The claim circulating online is that Palantir, the controversial American data analytics firm, set up shop in Switzerland and spent close to four years knocking on government doors without landing a single contract. It sounds like a compelling story about corporate persistence versus bureaucratic caution. The problem is there's no solid evidence to confirm it — or to rule it out.
Palantir's own SEC filings cover international operations in broad strokes. They don't break down country-by-country timelines or tell you when the company first registered a Swiss presence versus when it first signed a Swiss government deal. That level of detail simply isn't there.
Swiss media outlet Neue Zürcher Zeitung has reported on Palantir's presence in Switzerland and its eventual contracts with Swiss entities, but detailed timelines aren't consistently documented in accessible sources. Reuters has noted that Palantir faced real headwinds across Europe — data sovereignty concerns and stiff competition from local vendors — but again, Switzerland-specific dates are absent.
The Swiss Federal Procurement Portal at simap.ch does make public contract records searchable, which means a determined researcher could potentially dig out the answer. But no widely reported, rigorous analysis of those records has confirmed or denied the four-year gap. Until someone does that work and publishes it, the claim floats without an anchor.
To be fair to the claim: Palantir genuinely did struggle to win European government business, and a multi-year dry spell in a cautious market like Switzerland is entirely plausible. But plausible isn't the same as proven. When you see a precise-sounding figure like "nearly four years" attached to a story that no primary source actually documents, that's a signal to pause. Specific numbers create an illusion of verified fact.
Sources
- Palantir Technologies Official Filings (SEC)

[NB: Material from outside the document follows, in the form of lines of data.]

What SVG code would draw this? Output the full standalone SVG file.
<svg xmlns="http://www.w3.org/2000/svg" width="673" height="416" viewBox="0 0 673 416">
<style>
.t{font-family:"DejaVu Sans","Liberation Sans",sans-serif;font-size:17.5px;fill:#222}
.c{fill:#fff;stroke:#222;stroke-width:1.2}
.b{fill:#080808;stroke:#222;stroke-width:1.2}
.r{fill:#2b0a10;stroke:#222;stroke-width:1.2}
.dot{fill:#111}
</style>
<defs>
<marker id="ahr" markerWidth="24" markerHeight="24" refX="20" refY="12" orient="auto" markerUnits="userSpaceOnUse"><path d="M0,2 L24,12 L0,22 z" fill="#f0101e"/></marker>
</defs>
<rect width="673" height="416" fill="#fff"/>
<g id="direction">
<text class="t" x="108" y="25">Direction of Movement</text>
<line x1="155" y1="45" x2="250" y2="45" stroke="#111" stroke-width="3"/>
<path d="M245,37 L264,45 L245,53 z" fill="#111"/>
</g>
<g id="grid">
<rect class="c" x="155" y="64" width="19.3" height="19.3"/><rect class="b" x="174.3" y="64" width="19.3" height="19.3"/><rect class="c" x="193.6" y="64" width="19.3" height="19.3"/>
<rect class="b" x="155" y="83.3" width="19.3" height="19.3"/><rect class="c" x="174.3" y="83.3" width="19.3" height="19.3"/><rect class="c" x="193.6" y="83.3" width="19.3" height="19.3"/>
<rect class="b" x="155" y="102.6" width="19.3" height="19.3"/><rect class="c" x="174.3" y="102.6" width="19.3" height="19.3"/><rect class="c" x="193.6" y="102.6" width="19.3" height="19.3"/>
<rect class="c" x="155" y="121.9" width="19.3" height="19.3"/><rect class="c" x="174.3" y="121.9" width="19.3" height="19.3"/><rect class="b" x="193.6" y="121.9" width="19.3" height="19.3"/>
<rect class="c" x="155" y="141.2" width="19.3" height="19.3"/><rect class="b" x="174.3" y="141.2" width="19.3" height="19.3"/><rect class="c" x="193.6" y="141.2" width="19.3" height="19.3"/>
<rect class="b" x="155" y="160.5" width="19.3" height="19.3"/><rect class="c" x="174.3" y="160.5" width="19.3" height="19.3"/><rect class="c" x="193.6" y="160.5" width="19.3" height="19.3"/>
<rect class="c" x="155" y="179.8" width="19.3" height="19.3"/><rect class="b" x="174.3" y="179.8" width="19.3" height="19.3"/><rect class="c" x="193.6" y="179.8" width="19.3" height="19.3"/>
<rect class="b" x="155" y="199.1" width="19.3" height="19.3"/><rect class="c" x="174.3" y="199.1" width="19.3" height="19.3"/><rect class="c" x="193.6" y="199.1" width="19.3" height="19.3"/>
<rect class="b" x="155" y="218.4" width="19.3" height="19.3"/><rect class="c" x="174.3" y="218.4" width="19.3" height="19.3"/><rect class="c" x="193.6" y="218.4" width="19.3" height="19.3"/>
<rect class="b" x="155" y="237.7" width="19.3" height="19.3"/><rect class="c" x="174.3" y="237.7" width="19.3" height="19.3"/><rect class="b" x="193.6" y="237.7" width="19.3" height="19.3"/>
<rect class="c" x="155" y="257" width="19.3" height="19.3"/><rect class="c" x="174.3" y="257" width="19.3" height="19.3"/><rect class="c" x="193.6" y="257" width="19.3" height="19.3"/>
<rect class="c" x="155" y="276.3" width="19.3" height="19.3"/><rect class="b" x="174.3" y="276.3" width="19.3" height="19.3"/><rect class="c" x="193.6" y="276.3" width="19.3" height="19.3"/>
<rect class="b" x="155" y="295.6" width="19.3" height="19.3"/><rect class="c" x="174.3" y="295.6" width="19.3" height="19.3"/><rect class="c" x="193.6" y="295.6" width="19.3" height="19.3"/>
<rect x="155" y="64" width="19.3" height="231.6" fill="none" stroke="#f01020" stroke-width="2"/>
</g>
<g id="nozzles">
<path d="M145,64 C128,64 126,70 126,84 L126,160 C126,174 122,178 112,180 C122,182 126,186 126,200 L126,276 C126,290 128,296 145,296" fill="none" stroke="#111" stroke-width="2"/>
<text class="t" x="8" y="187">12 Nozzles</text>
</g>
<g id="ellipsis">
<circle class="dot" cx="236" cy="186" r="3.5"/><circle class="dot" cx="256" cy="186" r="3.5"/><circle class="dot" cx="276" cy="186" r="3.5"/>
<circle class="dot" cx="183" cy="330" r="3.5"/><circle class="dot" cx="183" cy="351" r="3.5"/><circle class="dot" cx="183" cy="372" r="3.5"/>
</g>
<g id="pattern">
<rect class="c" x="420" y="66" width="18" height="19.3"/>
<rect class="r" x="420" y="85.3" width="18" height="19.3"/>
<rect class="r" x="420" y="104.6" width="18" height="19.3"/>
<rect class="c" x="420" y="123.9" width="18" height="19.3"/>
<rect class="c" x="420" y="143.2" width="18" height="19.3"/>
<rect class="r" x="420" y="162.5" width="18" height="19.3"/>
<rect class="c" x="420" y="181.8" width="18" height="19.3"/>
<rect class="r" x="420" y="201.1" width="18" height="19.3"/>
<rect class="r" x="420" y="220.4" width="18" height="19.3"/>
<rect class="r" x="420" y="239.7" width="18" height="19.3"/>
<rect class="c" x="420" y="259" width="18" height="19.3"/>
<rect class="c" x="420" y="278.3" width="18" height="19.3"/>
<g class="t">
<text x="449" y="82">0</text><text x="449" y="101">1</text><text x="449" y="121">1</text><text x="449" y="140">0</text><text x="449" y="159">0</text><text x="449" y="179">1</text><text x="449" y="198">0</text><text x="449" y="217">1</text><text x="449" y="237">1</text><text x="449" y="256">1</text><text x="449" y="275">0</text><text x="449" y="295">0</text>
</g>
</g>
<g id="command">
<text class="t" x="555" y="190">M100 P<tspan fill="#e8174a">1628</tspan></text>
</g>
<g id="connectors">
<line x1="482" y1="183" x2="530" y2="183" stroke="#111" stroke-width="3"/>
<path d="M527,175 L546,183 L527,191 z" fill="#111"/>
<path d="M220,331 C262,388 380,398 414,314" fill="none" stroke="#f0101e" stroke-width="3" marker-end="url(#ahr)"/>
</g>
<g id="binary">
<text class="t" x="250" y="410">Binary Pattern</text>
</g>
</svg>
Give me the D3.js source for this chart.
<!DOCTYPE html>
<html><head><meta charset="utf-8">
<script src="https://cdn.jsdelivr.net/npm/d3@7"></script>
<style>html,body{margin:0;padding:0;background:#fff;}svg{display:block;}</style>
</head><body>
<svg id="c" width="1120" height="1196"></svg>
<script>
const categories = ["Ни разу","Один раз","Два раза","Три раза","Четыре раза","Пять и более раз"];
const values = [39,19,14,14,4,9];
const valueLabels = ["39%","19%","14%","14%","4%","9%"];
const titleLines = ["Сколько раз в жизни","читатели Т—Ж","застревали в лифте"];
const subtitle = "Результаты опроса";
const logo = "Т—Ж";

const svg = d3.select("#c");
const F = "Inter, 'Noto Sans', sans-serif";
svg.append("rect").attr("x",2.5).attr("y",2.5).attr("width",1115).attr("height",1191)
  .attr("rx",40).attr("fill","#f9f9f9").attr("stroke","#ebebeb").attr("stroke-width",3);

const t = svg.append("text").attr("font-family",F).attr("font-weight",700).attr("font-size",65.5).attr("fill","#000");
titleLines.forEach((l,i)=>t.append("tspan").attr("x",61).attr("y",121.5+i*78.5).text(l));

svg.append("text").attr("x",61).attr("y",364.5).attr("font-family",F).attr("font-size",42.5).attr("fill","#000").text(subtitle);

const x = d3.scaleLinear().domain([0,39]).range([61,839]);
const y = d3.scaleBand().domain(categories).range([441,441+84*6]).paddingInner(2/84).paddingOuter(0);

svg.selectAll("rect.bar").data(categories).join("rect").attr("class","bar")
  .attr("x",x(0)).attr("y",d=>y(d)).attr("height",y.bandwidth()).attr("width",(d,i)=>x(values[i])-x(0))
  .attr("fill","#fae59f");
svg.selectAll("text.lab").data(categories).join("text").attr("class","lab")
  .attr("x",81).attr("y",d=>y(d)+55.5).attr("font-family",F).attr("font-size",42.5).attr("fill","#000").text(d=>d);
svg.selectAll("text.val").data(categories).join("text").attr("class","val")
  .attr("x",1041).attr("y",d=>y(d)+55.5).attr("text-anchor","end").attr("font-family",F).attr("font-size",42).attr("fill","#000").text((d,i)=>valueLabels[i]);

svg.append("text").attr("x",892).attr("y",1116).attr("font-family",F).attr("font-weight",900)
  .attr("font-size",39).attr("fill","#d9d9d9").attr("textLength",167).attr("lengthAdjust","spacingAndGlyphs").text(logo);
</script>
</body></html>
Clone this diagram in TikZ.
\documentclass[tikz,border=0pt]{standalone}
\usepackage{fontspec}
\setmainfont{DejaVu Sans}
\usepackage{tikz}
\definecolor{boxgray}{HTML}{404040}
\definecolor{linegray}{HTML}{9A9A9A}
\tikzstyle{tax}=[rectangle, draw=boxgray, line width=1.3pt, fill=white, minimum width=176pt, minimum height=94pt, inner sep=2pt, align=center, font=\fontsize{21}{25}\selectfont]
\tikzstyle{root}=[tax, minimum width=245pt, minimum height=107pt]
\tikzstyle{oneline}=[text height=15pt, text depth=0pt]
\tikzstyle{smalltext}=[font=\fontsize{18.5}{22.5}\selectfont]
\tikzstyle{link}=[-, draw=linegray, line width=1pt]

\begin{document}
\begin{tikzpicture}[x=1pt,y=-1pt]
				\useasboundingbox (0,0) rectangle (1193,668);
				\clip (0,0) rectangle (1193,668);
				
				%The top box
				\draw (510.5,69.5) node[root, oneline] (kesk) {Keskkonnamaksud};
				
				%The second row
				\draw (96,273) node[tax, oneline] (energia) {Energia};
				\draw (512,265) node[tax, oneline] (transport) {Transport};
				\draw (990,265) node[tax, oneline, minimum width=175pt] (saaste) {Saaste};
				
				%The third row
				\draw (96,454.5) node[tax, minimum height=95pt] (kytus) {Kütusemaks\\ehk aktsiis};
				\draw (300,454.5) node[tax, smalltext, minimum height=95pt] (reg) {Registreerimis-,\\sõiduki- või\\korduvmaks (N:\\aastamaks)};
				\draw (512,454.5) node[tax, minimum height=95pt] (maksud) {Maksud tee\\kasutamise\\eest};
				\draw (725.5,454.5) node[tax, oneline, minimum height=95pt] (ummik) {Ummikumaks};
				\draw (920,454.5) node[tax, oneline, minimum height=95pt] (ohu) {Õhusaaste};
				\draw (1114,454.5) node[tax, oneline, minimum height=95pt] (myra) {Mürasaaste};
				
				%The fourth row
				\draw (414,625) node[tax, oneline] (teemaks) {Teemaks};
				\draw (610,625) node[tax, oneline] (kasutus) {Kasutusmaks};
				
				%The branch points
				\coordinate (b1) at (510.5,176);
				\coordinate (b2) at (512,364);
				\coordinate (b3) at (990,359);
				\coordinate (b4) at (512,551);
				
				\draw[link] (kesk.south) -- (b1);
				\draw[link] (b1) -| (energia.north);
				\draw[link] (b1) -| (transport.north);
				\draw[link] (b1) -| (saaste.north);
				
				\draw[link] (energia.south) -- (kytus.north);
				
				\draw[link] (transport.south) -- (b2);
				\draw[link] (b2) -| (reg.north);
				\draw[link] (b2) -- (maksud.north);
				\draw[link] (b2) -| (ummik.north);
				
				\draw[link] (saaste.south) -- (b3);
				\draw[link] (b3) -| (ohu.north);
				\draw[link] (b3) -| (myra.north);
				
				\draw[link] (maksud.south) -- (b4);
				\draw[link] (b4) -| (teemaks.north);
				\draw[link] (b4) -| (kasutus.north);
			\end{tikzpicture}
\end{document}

Palantir's SEC filings discuss international operations broadly but do not provide granular country-by-country contract timelines that would confirm or deny a specific four-year period without Swiss government contracts.
- Reuters - Palantir's European Expansion
Reporting on Palantir's European operations notes the company faced significant challenges winning government contracts in various European countries due to data sovereignty concerns and competition from local vendors, but specific Swiss timelines are not detailed.
- Swiss Federal Procurement Portal (simap.ch)
Swiss public procurement records are publicly available but require specific searches; no widely reported analysis confirms a precise four-year gap between Palantir's Swiss establishment and its first Swiss government contract.
- Neue Zürcher Zeitung (NZZ) - Palantir in Switzerland
Swiss media has reported on Palantir's presence in Switzerland and eventual contracts with Swiss entities, but detailed reporting on the exact duration of operations before securing government work is not consistently documented in accessible English-language sources.